I was recently teaching a workshop on the interaction of mindfulness, compassion and self-nurturing. This is a topic I love exploring, and what I have found to be true is what we feed our minds is directly linked to how we take care of ourselves. We can feed our minds with sweet and loving phrases or sour and critical thoughts. How we relate to our minds is directly linked to how we comfort ourselves—sometimes with food.
This is an exercise I invite my students and clients to practice. Identify five non-self-nurturing thoughts and five self-nurturing or loving thoughts. Here are some examples:
Non-Self-Nurturing:
- I have no one in my life who truly loves me.
- I will never lose the weight, so why try.
- I am not smart.
- My belly is too big and it will never change.
- Nothing in my life ever goes right.
In a previous post, I spoke about how we have an average of 82,000 thoughts a day. That is a lot of thoughts, so how can those all be true? They can’t be. Are any of the thoughts above really true? NO. We are not our thoughts, and we can start talking back to the negative thoughts. Simply start by pulling out the negative weeds, and plant seeds of love and nurturance. It is spring after all.
Self-Nurturing Thoughts:
- I am loved.
- I love and accept myself as I am right now.
- I am smart and have multiple intelligences.
- My belly holds my power and intuitive center and I am grateful for it.
- My life has ups and downs just like everyone, and I have enough right now.
When you read through the non-self-nurturing thoughts, how do you feel? Sad, angry, hopeless? Does that make you want to reach out for some comfort, like a big bowl of chocolate ice cream? That is a pretty normal reaction. We all want comfort when we are blasted with critical words.
How do you feel when you read through the self-nurturing thoughts? Empowered, happy, confident? YES!
The more we feed ourselves with loving and nurturing thoughts, the more we will believe them. Our thoughts affect our feelings, and thus impact our behaviors, so be mindful of inserting loving thoughts and you will, in turn, have loving behaviors.
For the next month, I am going to invite you to take a self-love challenge. Here are some tips below to get your started. Just pick one of these practices to try on once a day for the next four weeks. If you like what you are feeling, then keep going and make it a habit.
Be Your Own Best Friend
What does this look like? Love hanging out with yourself. I like to call these my loving-kindness days. I pick a day or even a night (if you can’t give yourself a whole day) and I just slow down. I don’t schedule anything and I just let myself see what I want to do. Sometimes I read a book, do home yoga practice, and maybe for dinner all I eat is yogurt and fruit. After a day like this, I always feel like my love bucket is full.
See Your Magnificence and Beauty
Embrace the amazing and unique person you are every day. Shine your light and show who you are.
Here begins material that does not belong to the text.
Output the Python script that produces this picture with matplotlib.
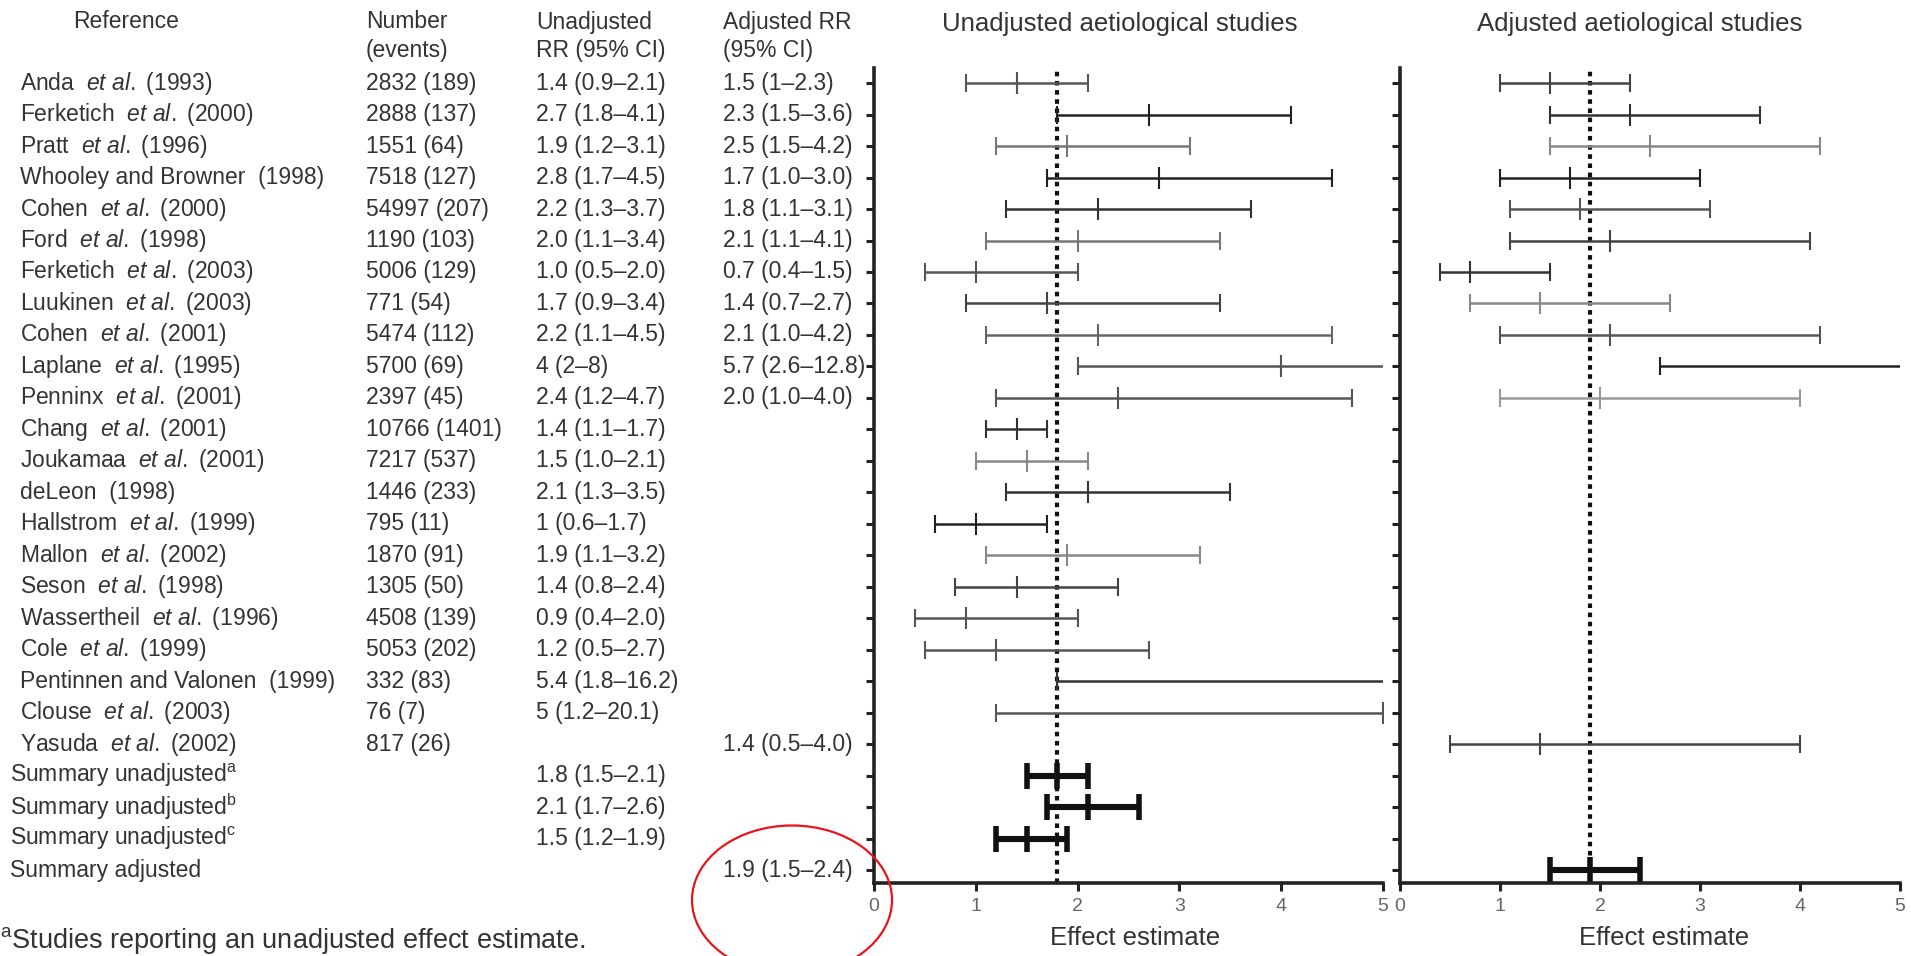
import matplotlib.pyplot as plt
import matplotlib.transforms as mtransforms
from matplotlib.patches import Ellipse

plt.rcParams['font.family'] = ['Liberation Sans', 'DejaVu Sans']
plt.rcParams['mathtext.fontset'] = 'custom'
plt.rcParams['mathtext.rm'] = 'Liberation Sans'
plt.rcParams['mathtext.it'] = 'Liberation Sans:italic'

# Dados das tabelas (valores como impressos)
autores = ["Anda", "Ferketich", "Pratt", "Whooley and Browner", "Cohen", "Ford",
           "Ferketich", "Luukinen", "Cohen", "Laplane", "Penninx", "Chang",
           "Joukamaa", "deLeon", "Hallstrom", "Mallon", "Seson", "Wassertheil",
           "Cole", "Pentinnen and Valonen", "Clouse", "Yasuda"]
et_al = [True, True, True, False, True, True, True, True, True, True, True, True,
         True, False, True, True, True, True, True, False, True, True]
anos = ["1993", "2000", "1996", "1998", "2000", "1998", "2003", "2003", "2001", "1995",
        "2001", "2001", "2001", "1998", "1999", "2002", "1998", "1996", "1999", "1999",
        "2003", "2002"]
numero = ["2832", "2888", "1551", "7518", "54997", "1190", "5006", "771", "5474", "5700",
          "2397", "10766", "7217", "1446", "795", "1870", "1305", "4508", "5053", "332",
          "76", "817"]
eventos = ["189", "137", "64", "127", "207", "103", "129", "54", "112", "69", "45", "1401",
           "537", "233", "11", "91", "50", "139", "202", "83", "7", "26"]

# RR nao ajustado: estimativa, inferior, superior (None = nao reportado)
nao_aj_rr = ["1.4", "2.7", "1.9", "2.8", "2.2", "2.0", "1.0", "1.7", "2.2", "4", "2.4",
             "1.4", "1.5", "2.1", "1", "1.9", "1.4", "0.9", "1.2", "5.4", "5", None]
nao_aj_lo = ["0.9", "1.8", "1.2", "1.7", "1.3", "1.1", "0.5", "0.9", "1.1", "2", "1.2",
             "1.1", "1.0", "1.3", "0.6", "1.1", "0.8", "0.4", "0.5", "1.8", "1.2", None]
nao_aj_hi = ["2.1", "4.1", "3.1", "4.5", "3.7", "3.4", "2.0", "3.4", "4.5", "8", "4.7",
             "1.7", "2.1", "3.5", "1.7", "3.2", "2.4", "2.0", "2.7", "16.2", "20.1", None]

# RR ajustado
aj_rr = ["1.5", "2.3", "2.5", "1.7", "1.8", "2.1", "0.7", "1.4", "2.1", "5.7", "2.0",
         None, None, None, None, None, None, None, None, None, None, "1.4"]
aj_lo = ["1", "1.5", "1.5", "1.0", "1.1", "1.1", "0.4", "0.7", "1.0", "2.6", "1.0",
         None, None, None, None, None, None, None, None, None, None, "0.5"]
aj_hi = ["2.3", "3.6", "4.2", "3.0", "3.1", "4.1", "1.5", "2.7", "4.2", "12.8", "4.0",
         None, None, None, None, None, None, None, None, None, None, "4.0"]

# Resumos
resumo_rotulos = ["Summary unadjusted$^{\\mathrm{a}}$", "Summary unadjusted$^{\\mathrm{b}}$",
                  "Summary unadjusted$^{\\mathrm{c}}$", "Summary adjusted"]
resumo_rr = ["1.8", "2.1", "1.5", "1.9"]
resumo_lo = ["1.5", "1.7", "1.2", "1.5"]
resumo_hi = ["2.1", "2.6", "1.9", "2.4"]
resumo_ajustado = [False, False, False, True]

# Estilos (cores por linha)
cores_nao_aj = ["#555555", "#222222", "#777777", "#222222", "#333333", "#777777",
                "#555555", "#444444", "#666666", "#555555", "#555555", "#333333",
                "#888888", "#333333", "#222222", "#888888", "#444444", "#555555",
                "#555555", "#333333", "#555555", None]
cores_aj = ["#444444", "#333333", "#888888", "#222222", "#555555", "#444444",
            "#333333", "#888888", "#555555", "#222222", "#999999", None, None, None,
            None, None, None, None, None, None, None, "#444444"]

W, H = 1911, 956
fig = plt.figure(figsize=(W / 100, H / 100), dpi=100)

def fx(px):
    return px / W

def fy(py):
    return 1 - py / H

ax1 = fig.add_axes([fx(874), fy(883), (1383 - 874) / W, (883 - 68) / H])
ax2 = fig.add_axes([fx(1400), fy(883), (1900 - 1400) / W, (883 - 68) / H])

n_estudos = len(autores)
n_linhas = n_estudos + len(resumo_rr)
linhas = list(range(1, n_linhas + 1))

def desenha_ic(ax, y, est, lo, hi, cor, grosso=False):
    est, lo, hi = float(est), float(lo), float(hi)
    if grosso:
        ax.errorbar([est], [y], xerr=[[est - lo], [hi - est]], fmt='|', color=cor,
                    ecolor=cor, elinewidth=4.4, capsize=9.5, capthick=3.4, markersize=19,
                    markeredgewidth=4)
    else:
        ax.errorbar([est], [y], xerr=[[est - lo], [hi - est]], fmt='|', color=cor,
                    ecolor=cor, elinewidth=1.8, capsize=6.5, capthick=1.6, markersize=16,
                    markeredgewidth=1.5)

for i in range(n_estudos):
    y = i + 1
    if nao_aj_rr[i] is not None:
        desenha_ic(ax1, y, nao_aj_rr[i], nao_aj_lo[i], nao_aj_hi[i], cores_nao_aj[i])
    if aj_rr[i] is not None:
        desenha_ic(ax2, y, aj_rr[i], aj_lo[i], aj_hi[i], cores_aj[i])

for j in range(len(resumo_rr)):
    y = n_estudos + j + 1
    ax = ax2 if resumo_ajustado[j] else ax1
    desenha_ic(ax, y, resumo_rr[j], resumo_lo[j], resumo_hi[j], "#111111", grosso=True)

# linhas de referencia pontilhadas
ref_nao_aj = float(resumo_rr[0])
ref_aj = float(resumo_rr[3])
ax1.axvline(ref_nao_aj, color="#111111", lw=3, linestyle=(0, (1.1, 1.1)), zorder=1)
ax2.axvline(ref_aj, color="#111111", lw=3, linestyle=(0, (1.1, 1.1)), zorder=1)

for ax in (ax1, ax2):
    ax.set_xlim(0, 5)
    ax.set_ylim(26.41, 0.52)
    ax.set_yticks(linhas)
    ax.set_yticklabels([])
    ax.set_xticks([0, 1, 2, 3, 4, 5])
    ax.spines['top'].set_visible(False)
    ax.spines['right'].set_visible(False)
    for s in ('left', 'bottom'):
        ax.spines[s].set_linewidth(2.6)
        ax.spines[s].set_color("#222222")
    ax.tick_params(axis='both', direction='out', length=6, width=2.2, color="#222222",
                   labelsize=14, labelcolor="#666666", pad=5)
    ax.set_facecolor('none')

# titulos e rotulos dos eixos
cor_txt = "#333333"
fig.text(fx(1120), fy(24), "Unadjusted aetiological studies", ha='center', va='center',
         fontsize=18.5, color=cor_txt)
fig.text(fx(1640), fy(24), "Adjusted aetiological studies", ha='center', va='center',
         fontsize=18.5, color=cor_txt)
fig.text(fx(1135), fy(938), "Effect estimate", ha='center', va='center', fontsize=18.5,
         color=cor_txt)
fig.text(fx(1664), fy(938), "Effect estimate", ha='center', va='center', fontsize=18.5,
         color=cor_txt)

# cabecalhos da tabela
tam = 16.5
cab = [(73, "Reference", ""), (366, "Number", "(events)"),
       (536, "Unadjusted", "RR (95% CI)"), (723, "Adjusted RR", "(95% CI)")]
for x, l1, l2 in cab:
    fig.text(fx(x), fy(22), l1, ha='left', va='center', fontsize=tam, color=cor_txt)
    if l2:
        fig.text(fx(x), fy(51), l2, ha='left', va='center', fontsize=tam, color=cor_txt)

trans = mtransforms.blended_transform_factory(fig.transFigure, ax1.transData)

def fmt_ic(rr, lo, hi):
    return f"{rr} ({lo}\u2013{hi})"

for i in range(n_estudos):
    y = i + 1
    if et_al[i]:
        rotulo = f"{autores[i]}  $\\it{{et\\ al.}}$ ({anos[i]})"
    else:
        rotulo = f"{autores[i]}  ({anos[i]})"
    fig.text(fx(20), y, rotulo, transform=trans, ha='left', va='center', fontsize=tam,
             color=cor_txt)
    fig.text(fx(366), y, f"{numero[i]} ({eventos[i]})", transform=trans, ha='left',
             va='center', fontsize=tam, color=cor_txt)
    if nao_aj_rr[i] is not None:
        fig.text(fx(536), y, fmt_ic(nao_aj_rr[i], nao_aj_lo[i], nao_aj_hi[i]),
                 transform=trans, ha='left', va='center', fontsize=tam, color=cor_txt)
    if aj_rr[i] is not None:
        fig.text(fx(723), y, fmt_ic(aj_rr[i], aj_lo[i], aj_hi[i]), transform=trans,
                 ha='left', va='center', fontsize=tam, color=cor_txt)

for j in range(len(resumo_rr)):
    y = n_estudos + j + 1
    fig.text(fx(10), y, resumo_rotulos[j], transform=trans, ha='left', va='center',
             fontsize=tam, color=cor_txt)
    xcol = 723 if resumo_ajustado[j] else 536
    fig.text(fx(xcol), y, fmt_ic(resumo_rr[j], resumo_lo[j], resumo_hi[j]),
             transform=trans, ha='left', va='center', fontsize=tam, color=cor_txt)

# nota de rodape
fig.text(fx(0), fy(940), "$^{\\mathrm{a}}$Studies reporting an unadjusted effect estimate.",
         ha='left', va='center', fontsize=19.5, color=cor_txt)

# destaque em vermelho
elipse = Ellipse((fx(792), fy(900)), 200 / W, 149 / H, transform=fig.transFigure,
                 fill=False, edgecolor='#e8141c', lw=1.6)
fig.add_artist(elipse)

fig.savefig("out.png", dpi=100)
You can only be who you are; everyone else is already taken.
Love All of Yourself
This means saying phrases such as, “I love and accept myself as I am.” You are loving and accepting of your strengths and weaknesses, your pretty parts and not-so-attractive parts. Accept yourself as you are. Forgive yourself for actions that you took when you didn’t know any better. Compassion is the greatest motivator for real change.
Make Decisions Guided By Self-Love
Mantra: “I am taking really good care of myself.” If this is the thought that you feed throughout the day, then how do your actions support this? If I were taking really good care of myself, then I might still choose to eat French fries after a harder day at work, but I’d only eat a small portion and I’d also take a walk.
Surround Yourself with Loving People
When you start to show yourself more love, you may decide that you want and deserve more love from those around you, too.
A few years ago, I had this experience where I needed to shift out some friends from my inner circle to make room for new ones. I had some friends who were only capable of being there for the “good times,” but as we know, life is always changing and has many ups and downs. I wanted friends who could be loving, supportive and dependable, and wanted that from me, too. You may need to weed out some people in your life or put them in the outer circle so you can surround yourself with the most loving people.
I practice many of these principles already, but I am going to boost my self-love practices even more and join you all in this month.
As a way to be my own best friend, I did this small practice and it felt great. I came home the other night and picked a red rose from my garden. Normally, I would put this rose in a small dish of water near my desk to look at, but instead I took each petal off the rose bud and threw them on my bed, like a lover might do. I slept in my bed covered in rose petals and it was totally delicious!
Love yourself and your relationship with your body, and let that guide how you care for yourself. If you do this, the relationships you attract will change. I’m looking forward to hearing how it goes!